Il paraît en effet plus que nécessaire, au regard des enjeux de lutte contre la fraude et l’évasion fiscale, de faire converger les législations pour éliminer progressivement les disparités fiscales. Pour autant, une certaine flexibilité devrait être laissée pour permettre de prendre en compte les spécificités de chacun.

Les États membres pourraient ainsi s’engager dans la voie d’une convergence plus systématique de leur impôt sur les sociétés, notamment en s’alignant sur des standards dominants en Europe comme certains de ceux déjà esquissés dans le cadre du projet de directive portant sur l’assiette commune à l’IS(6). La mise en place d’un corridor de taux d’impôt sur les sociétés pourrait être également une piste à explorer pour réduire l’amplitude de la concurrence fiscale sur les taux.

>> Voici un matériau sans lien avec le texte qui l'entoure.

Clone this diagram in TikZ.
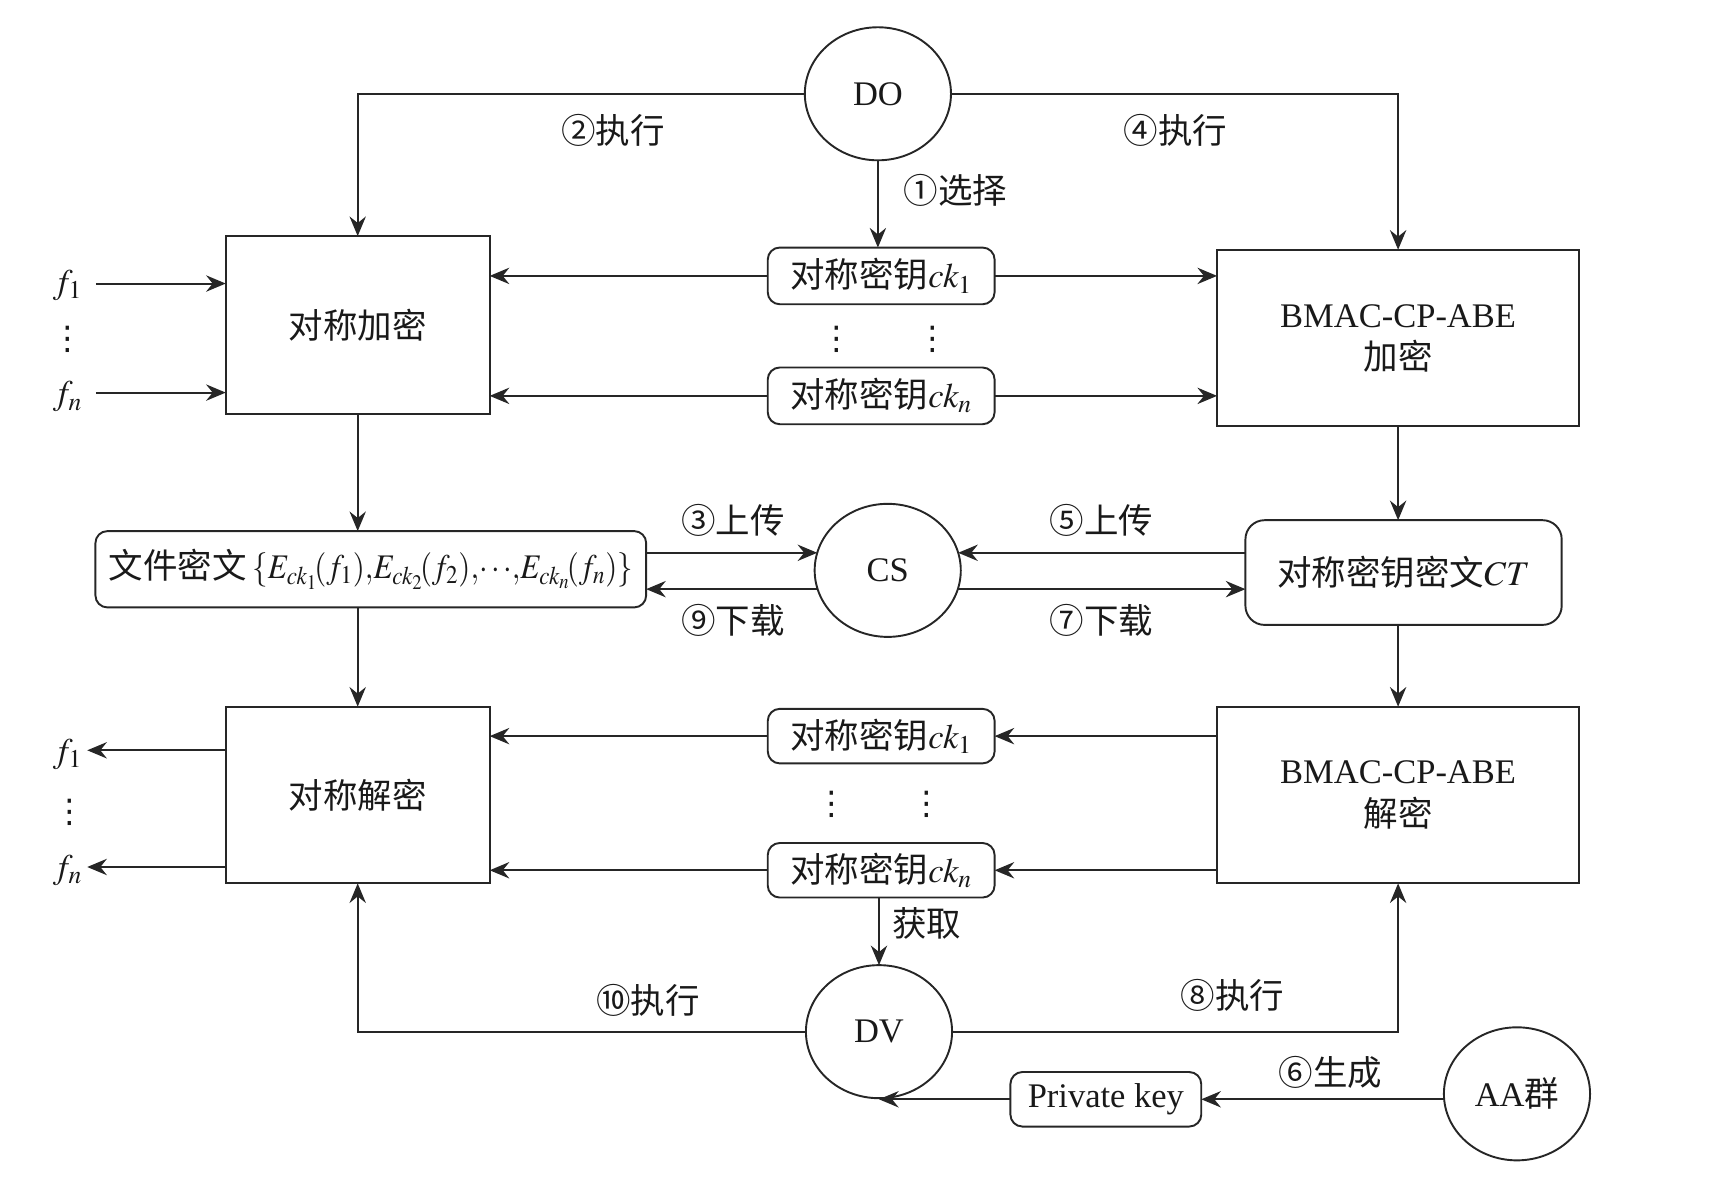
\documentclass[tikz,border=0pt]{standalone}
\usepackage{mathptmx}
\usepackage{graphicx}
\usepackage{fontspec}
\setmainfont{Liberation Serif}
\newfontfamily\cjk{Noto Sans CJK SC}
\newfontfamily\dejavu{DejaVu Sans}
\usetikzlibrary{arrows.meta,shapes.geometric,calc}
\begin{document}
\begin{tikzpicture}[x=0.2mm,y=-0.2mm,
  font=\fontsize{18}{22}\selectfont,
  every node/.style={text=black!90},
  conn/.style={draw=black!85, line width=1pt},
  arr/.style={conn, -{Stealth[length=3.6mm,width=3mm,inset=1.2mm]}},
  sqbox/.style={conn, rectangle, inner sep=0pt, outer sep=0pt},
  rbox/.style={conn, rectangle, rounded corners=2.2mm, inner sep=0pt, outer sep=0pt},
  ell/.style={conn, ellipse, minimum width=26.8mm, minimum height=24.4mm, inner sep=0pt, outer sep=0pt},
  lbl/.style={inner sep=0pt},
  dotlbl/.style={inner sep=0pt, font=\dejavu\fontsize{17}{17}\selectfont}]
\path[use as bounding box] (0,0) rectangle (1568,1080);

% circles
\node[ell] (DO) at (805,86) {DO};
\node[ell] (CS) at (814,523) {CS};
\node[ell] (DV) at (806,946) {DV};
\node[ell] (AA) at (1391,1003) {AA{\cjk 群}};

% boxes
\node[sqbox, minimum width=48.4mm, minimum height=32.6mm] (encL) at (328,298) {{\cjk 对称加密}};
\node[sqbox, minimum width=66.4mm, minimum height=32.4mm, align=center] (encR) at (1282,310) {BMAC-CP-ABE\\{\cjk 加密}};
\node[rbox, minimum width=41.6mm, minimum height=10.4mm] (ck1a) at (808,253) {{\cjk 对称密钥}$ck_1$};
\node[rbox, minimum width=41.6mm, minimum height=10.4mm] (ckna) at (808,363) {{\cjk 对称密钥}$ck_n$};
\node[rbox, minimum width=101mm, minimum height=14mm] (file) at (340,522) {{\cjk 文件密文}\,\scalebox{0.9}[1]{$\{E_{ck_1}\!(f_1){,}E_{ck_2}\!(f_2){,}\!\cdots\!{,}E_{ck_n}\!(f_n)\}$}};
\node[rbox, rounded corners=3.5mm, minimum width=58mm, minimum height=19.2mm] (CT) at (1287,525) {{\cjk 对称密钥密文}$CT$};
\node[sqbox, minimum width=48.4mm, minimum height=32.4mm] (decL) at (328,729) {{\cjk 对称解密}};
\node[sqbox, minimum width=66.4mm, minimum height=32.4mm, align=center] (decR) at (1282,729) {BMAC-CP-ABE\\{\cjk 解密}};
\node[rbox, minimum width=41.6mm, minimum height=10mm] (ck1b) at (808,675) {{\cjk 对称密钥}$ck_1$};
\node[rbox, minimum width=41.6mm, minimum height=10mm] (cknb) at (808,798) {{\cjk 对称密钥}$ck_n$};
\node[rbox, minimum width=35mm, minimum height=10mm] (pk) at (1014,1008) {Private key};

% labels
\node[lbl] (l1) at (876,175) {{\cjk ①选择}};
\node[lbl] (l2) at (562,120) {{\cjk ②执行}};
\node[lbl] (l4) at (1078,120) {{\cjk ④执行}};
\node[lbl] (l3) at (672,477) {{\cjk ③上传}};
\node[lbl] (l9) at (672,569) {{\cjk ⑨下载}};
\node[lbl] (l5) at (1010,477) {{\cjk ⑤上传}};
\node[lbl] (l7) at (1010,569) {{\cjk ⑦下载}};
\node[lbl] (lget) at (850,847) {{\cjk 获取}};
\node[lbl] (l10) at (594,917) {{\cjk ⑩执行}};
\node[lbl] (l8) at (1130,913) {{\cjk ⑧执行}};
\node[lbl] (l6) at (1220,983) {{\cjk ⑥生成}};

\node[lbl] (fi1) at (62,262) {$f_1$};
\node[dotlbl] (fid) at (62,311) {⋮};
\node[lbl] (fin) at (62,364) {$f_n$};
\node[lbl] (fo1) at (62,692) {$f_1$};
\node[dotlbl] (fod) at (64,745) {⋮};
\node[lbl] (fon) at (62,798) {$f_n$};
\node[dotlbl] (d1) at (767,311) {⋮};
\node[dotlbl] (d2) at (855,311) {⋮};
\node[dotlbl] (d3) at (763,738) {⋮};
\node[dotlbl] (d4) at (850,738) {⋮};

% connectors, top half
\draw[arr] (DO.west) -| (encL.north);
\draw[arr] (DO.east) -| (encR.north);
\draw[arr] (DO.south) -- (DO.south |- ck1a.north);
\coordinate (f1s) at (88,260);
\coordinate (fns) at (88,360);
\draw[arr] (f1s) -- (f1s -| encL.west);
\draw[arr] (fns) -- (fns -| encL.west);
\draw[arr] (ck1a.west) -- (ck1a.west -| encL.east);
\draw[arr] (ck1a.east) -- (ck1a.east -| encR.west);
\draw[arr] (ckna.west) -- (ckna.west -| encL.east);
\draw[arr] (ckna.east) -- (ckna.east -| encR.west);
\draw[arr] (encL.south) -- (encL.south |- file.north);
\draw[arr] (encR.south) -- (encR.south |- CT.north);

% middle
\draw[arr] (CS.166 -| file.east) -- (CS.166);
\draw[arr] (CS.195) -- (CS.195 -| file.east);
\draw[arr] (CS.14 -| CT.west) -- (CS.14);
\draw[arr] (CS.-15) -- (CS.-15 -| CT.west);
\draw[arr] (decL.north |- file.south) -- (decL.north);
\draw[arr] (decR.north |- CT.south) -- (decR.north);

% bottom half
\draw[arr] (ck1b.east -| decR.west) -- (ck1b.east);
\draw[arr] (ck1b.west) -- (ck1b.west -| decL.east);
\draw[arr] (cknb.east -| decR.west) -- (cknb.east);
\draw[arr] (cknb.west) -- (cknb.west -| decL.east);
\coordinate (o1) at (80,688);
\coordinate (on) at (80,795);
\draw[arr] (o1 -| decL.west) -- (o1);
\draw[arr] (on -| decL.west) -- (on);
\draw[arr] (cknb.south -| DV.north) -- (DV.north);
\draw[arr] (DV.west) -| (decL.south);
\draw[arr] (DV.east) -| (decR.south);
\draw[arr] (AA.west |- pk.east) -- (pk.east);
\draw[arr] (pk.west) -- (pk.west -| DV.south);
\end{tikzpicture}
\end{document}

Face à la réforme fiscale américaine qui vient d’être adoptée et au rouleau compresseur anti-BEPS de l’OCDE, il importe de trouver des réponses efficaces au niveau européen. C’est dans cette perspective que la France et l’Allemagne ont annoncé vouloir mettre en œuvre des mesures de convergence sur la base d’une coopération bilatérale. Mais pour que cette convergence avance de manière constructive, la coopération fiscale doit se poursuivre et se renforcer. CCCTB or not to be? That is the question!

1) Le projet BEPS (acronyme de « Base Erosion and Profit Shifting ») destiné à lutter contre l’érosion de la base fiscale et les transferts de bénéfices.

2) Directive ATAD 1 (Anti Tax Avoidance Directive), 12 juillet 2016, JOUE 19 juillet 2016 ; directive ATAD 2 adoptée le 29 mai 2017 par le Conseil de l’UE.

3) Deux propositions de directive : l’une sur l’assiette commune, l’autre sur l’assiette consolidée, COM (2016), 25 octobre 2016.

4) CCCTB qui signifie Common Consolidated Corporate Tax Base en anglais.

5) Plan d’action Commission européenne, COM (2015) 302 final, 17 juin 2015, « Un système d’imposition des sociétés juste et efficace au sein de l’Union européenne : cinq domaines d’action prioritaires ».

6) À titre d’exemple, la simplification des règles de déductibilité des amortissements, tous les pays n’offrant pas le choix entre amortissement linéaire et amortissement dégressif.